- **Data**:
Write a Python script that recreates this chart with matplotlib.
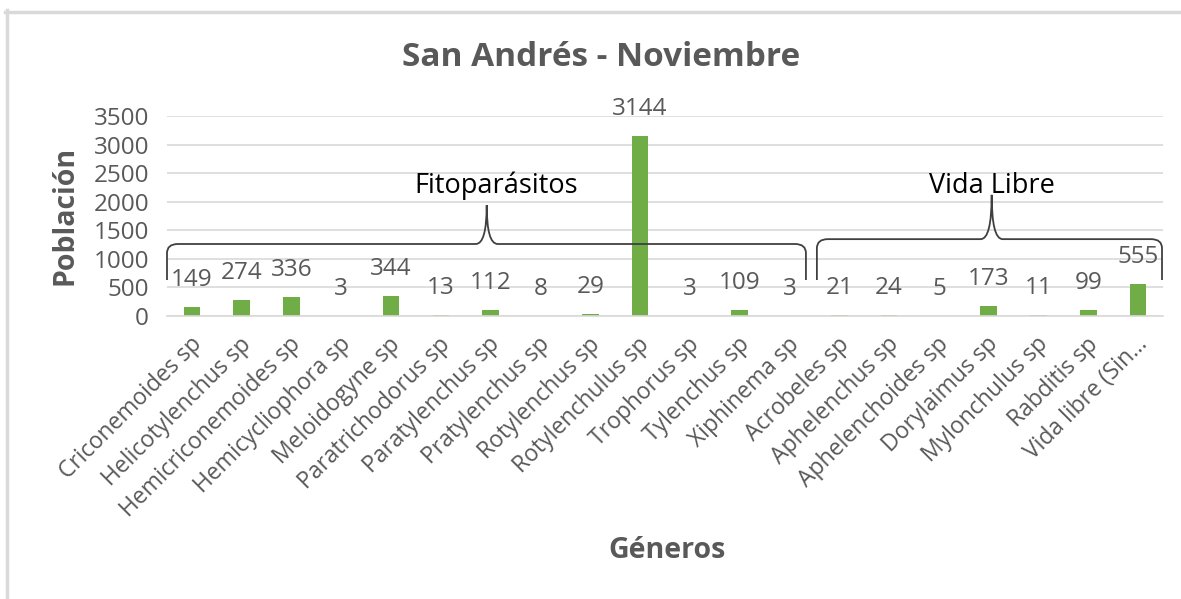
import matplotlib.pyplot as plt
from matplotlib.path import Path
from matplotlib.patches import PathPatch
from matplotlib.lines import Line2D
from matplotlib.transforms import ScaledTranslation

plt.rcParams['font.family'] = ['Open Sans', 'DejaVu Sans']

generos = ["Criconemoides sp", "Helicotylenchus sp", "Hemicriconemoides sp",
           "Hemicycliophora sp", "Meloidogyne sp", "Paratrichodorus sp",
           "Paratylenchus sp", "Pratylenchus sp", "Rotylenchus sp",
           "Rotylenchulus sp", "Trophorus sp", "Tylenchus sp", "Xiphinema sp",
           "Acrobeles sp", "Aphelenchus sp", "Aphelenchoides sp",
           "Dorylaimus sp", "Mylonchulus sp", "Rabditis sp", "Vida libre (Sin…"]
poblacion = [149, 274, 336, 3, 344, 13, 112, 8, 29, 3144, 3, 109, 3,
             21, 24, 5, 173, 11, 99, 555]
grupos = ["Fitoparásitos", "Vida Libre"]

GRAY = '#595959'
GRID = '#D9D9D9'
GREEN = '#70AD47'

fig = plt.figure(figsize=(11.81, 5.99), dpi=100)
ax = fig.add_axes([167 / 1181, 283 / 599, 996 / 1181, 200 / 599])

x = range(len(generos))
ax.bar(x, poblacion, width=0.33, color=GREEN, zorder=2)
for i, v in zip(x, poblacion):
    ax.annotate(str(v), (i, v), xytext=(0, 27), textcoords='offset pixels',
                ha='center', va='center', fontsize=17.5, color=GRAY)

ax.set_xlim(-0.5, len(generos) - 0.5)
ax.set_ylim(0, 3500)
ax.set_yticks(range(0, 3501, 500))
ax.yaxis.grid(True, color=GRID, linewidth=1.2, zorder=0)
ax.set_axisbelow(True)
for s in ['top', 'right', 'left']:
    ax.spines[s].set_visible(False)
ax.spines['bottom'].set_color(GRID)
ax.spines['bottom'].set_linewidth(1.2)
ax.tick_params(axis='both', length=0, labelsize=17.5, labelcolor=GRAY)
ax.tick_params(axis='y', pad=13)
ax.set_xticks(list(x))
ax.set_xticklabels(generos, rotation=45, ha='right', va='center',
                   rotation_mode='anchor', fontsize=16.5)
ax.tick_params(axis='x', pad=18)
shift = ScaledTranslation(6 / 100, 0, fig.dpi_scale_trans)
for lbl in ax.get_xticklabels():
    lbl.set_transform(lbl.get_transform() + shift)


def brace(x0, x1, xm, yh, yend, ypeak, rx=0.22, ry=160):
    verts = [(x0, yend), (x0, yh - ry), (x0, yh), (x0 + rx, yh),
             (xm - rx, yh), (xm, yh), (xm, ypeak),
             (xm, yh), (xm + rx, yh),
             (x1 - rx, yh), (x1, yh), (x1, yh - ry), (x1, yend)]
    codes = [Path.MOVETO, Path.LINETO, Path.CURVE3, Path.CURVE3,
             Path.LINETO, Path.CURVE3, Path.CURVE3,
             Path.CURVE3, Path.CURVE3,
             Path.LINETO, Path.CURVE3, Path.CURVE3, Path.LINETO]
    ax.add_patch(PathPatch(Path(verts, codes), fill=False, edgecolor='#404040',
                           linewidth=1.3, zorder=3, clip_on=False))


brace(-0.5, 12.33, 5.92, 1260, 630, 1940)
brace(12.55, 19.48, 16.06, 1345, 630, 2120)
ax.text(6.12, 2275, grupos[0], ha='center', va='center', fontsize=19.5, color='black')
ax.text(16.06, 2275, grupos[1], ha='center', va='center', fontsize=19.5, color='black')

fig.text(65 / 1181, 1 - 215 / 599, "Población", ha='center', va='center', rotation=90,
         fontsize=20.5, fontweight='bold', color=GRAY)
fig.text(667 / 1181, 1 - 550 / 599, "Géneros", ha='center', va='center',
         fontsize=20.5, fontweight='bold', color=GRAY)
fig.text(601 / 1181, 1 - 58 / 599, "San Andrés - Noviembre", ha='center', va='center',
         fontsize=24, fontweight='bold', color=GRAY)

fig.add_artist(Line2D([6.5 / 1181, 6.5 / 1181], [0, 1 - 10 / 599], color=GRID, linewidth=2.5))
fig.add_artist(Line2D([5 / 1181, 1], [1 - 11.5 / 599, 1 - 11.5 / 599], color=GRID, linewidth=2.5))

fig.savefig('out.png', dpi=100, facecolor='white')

- **Direction**: Output the lines above in full and exactly as given, omitting any pictures.

- **Solution to this problem**:
Write a Python script that recreates this chart with matplotlib.
import matplotlib.pyplot as plt
from matplotlib.path import Path
from matplotlib.patches import PathPatch
from matplotlib.lines import Line2D
from matplotlib.transforms import ScaledTranslation

plt.rcParams['font.family'] = ['Open Sans', 'DejaVu Sans']

generos = ["Criconemoides sp", "Helicotylenchus sp", "Hemicriconemoides sp",
           "Hemicycliophora sp", "Meloidogyne sp", "Paratrichodorus sp",
           "Paratylenchus sp", "Pratylenchus sp", "Rotylenchus sp",
           "Rotylenchulus sp", "Trophorus sp", "Tylenchus sp", "Xiphinema sp",
           "Acrobeles sp", "Aphelenchus sp", "Aphelenchoides sp",
           "Dorylaimus sp", "Mylonchulus sp", "Rabditis sp", "Vida libre (Sin…"]
poblacion = [149, 274, 336, 3, 344, 13, 112, 8, 29, 3144, 3, 109, 3,
             21, 24, 5, 173, 11, 99, 555]
grupos = ["Fitoparásitos", "Vida Libre"]

GRAY = '#595959'
GRID = '#D9D9D9'
GREEN = '#70AD47'

fig = plt.figure(figsize=(11.81, 5.99), dpi=100)
ax = fig.add_axes([167 / 1181, 283 / 599, 996 / 1181, 200 / 599])

x = range(len(generos))
ax.bar(x, poblacion, width=0.33, color=GREEN, zorder=2)
for i, v in zip(x, poblacion):
    ax.annotate(str(v), (i, v), xytext=(0, 27), textcoords='offset pixels',
                ha='center', va='center', fontsize=17.5, color=GRAY)

ax.set_xlim(-0.5, len(generos) - 0.5)
ax.set_ylim(0, 3500)
ax.set_yticks(range(0, 3501, 500))
ax.yaxis.grid(True, color=GRID, linewidth=1.2, zorder=0)
ax.set_axisbelow(True)
for s in ['top', 'right', 'left']:
    ax.spines[s].set_visible(False)
ax.spines['bottom'].set_color(GRID)
ax.spines['bottom'].set_linewidth(1.2)
ax.tick_params(axis='both', length=0, labelsize=17.5, labelcolor=GRAY)
ax.tick_params(axis='y', pad=13)
ax.set_xticks(list(x))
ax.set_xticklabels(generos, rotation=45, ha='right', va='center',
                   rotation_mode='anchor', fontsize=16.5)
ax.tick_params(axis='x', pad=18)
shift = ScaledTranslation(6 / 100, 0, fig.dpi_scale_trans)
for lbl in ax.get_xticklabels():
    lbl.set_transform(lbl.get_transform() + shift)


def brace(x0, x1, xm, yh, yend, ypeak, rx=0.22, ry=160):
    verts = [(x0, yend), (x0, yh - ry), (x0, yh), (x0 + rx, yh),
             (xm - rx, yh), (xm, yh), (xm, ypeak),
             (xm, yh), (xm + rx, yh),
             (x1 - rx, yh), (x1, yh), (x1, yh - ry), (x1, yend)]
    codes = [Path.MOVETO, Path.LINETO, Path.CURVE3, Path.CURVE3,
             Path.LINETO, Path.CURVE3, Path.CURVE3,
             Path.CURVE3, Path.CURVE3,
             Path.LINETO, Path.CURVE3, Path.CURVE3, Path.LINETO]
    ax.add_patch(PathPatch(Path(verts, codes), fill=False, edgecolor='#404040',
                           linewidth=1.3, zorder=3, clip_on=False))


brace(-0.5, 12.33, 5.92, 1260, 630, 1940)
brace(12.55, 19.48, 16.06, 1345, 630, 2120)
ax.text(6.12, 2275, grupos[0], ha='center', va='center', fontsize=19.5, color='black')
ax.text(16.06, 2275, grupos[1], ha='center', va='center', fontsize=19.5, color='black')

fig.text(65 / 1181, 1 - 215 / 599, "Población", ha='center', va='center', rotation=90,
         fontsize=20.5, fontweight='bold', color=GRAY)
fig.text(667 / 1181, 1 - 550 / 599, "Géneros", ha='center', va='center',
         fontsize=20.5, fontweight='bold', color=GRAY)
fig.text(601 / 1181, 1 - 58 / 599, "San Andrés - Noviembre", ha='center', va='center',
         fontsize=24, fontweight='bold', color=GRAY)

fig.add_artist(Line2D([6.5 / 1181, 6.5 / 1181], [0, 1 - 10 / 599], color=GRID, linewidth=2.5))
fig.add_artist(Line2D([5 / 1181, 1], [1 - 11.5 / 599, 1 - 11.5 / 599], color=GRID, linewidth=2.5))

fig.savefig('out.png', dpi=100, facecolor='white')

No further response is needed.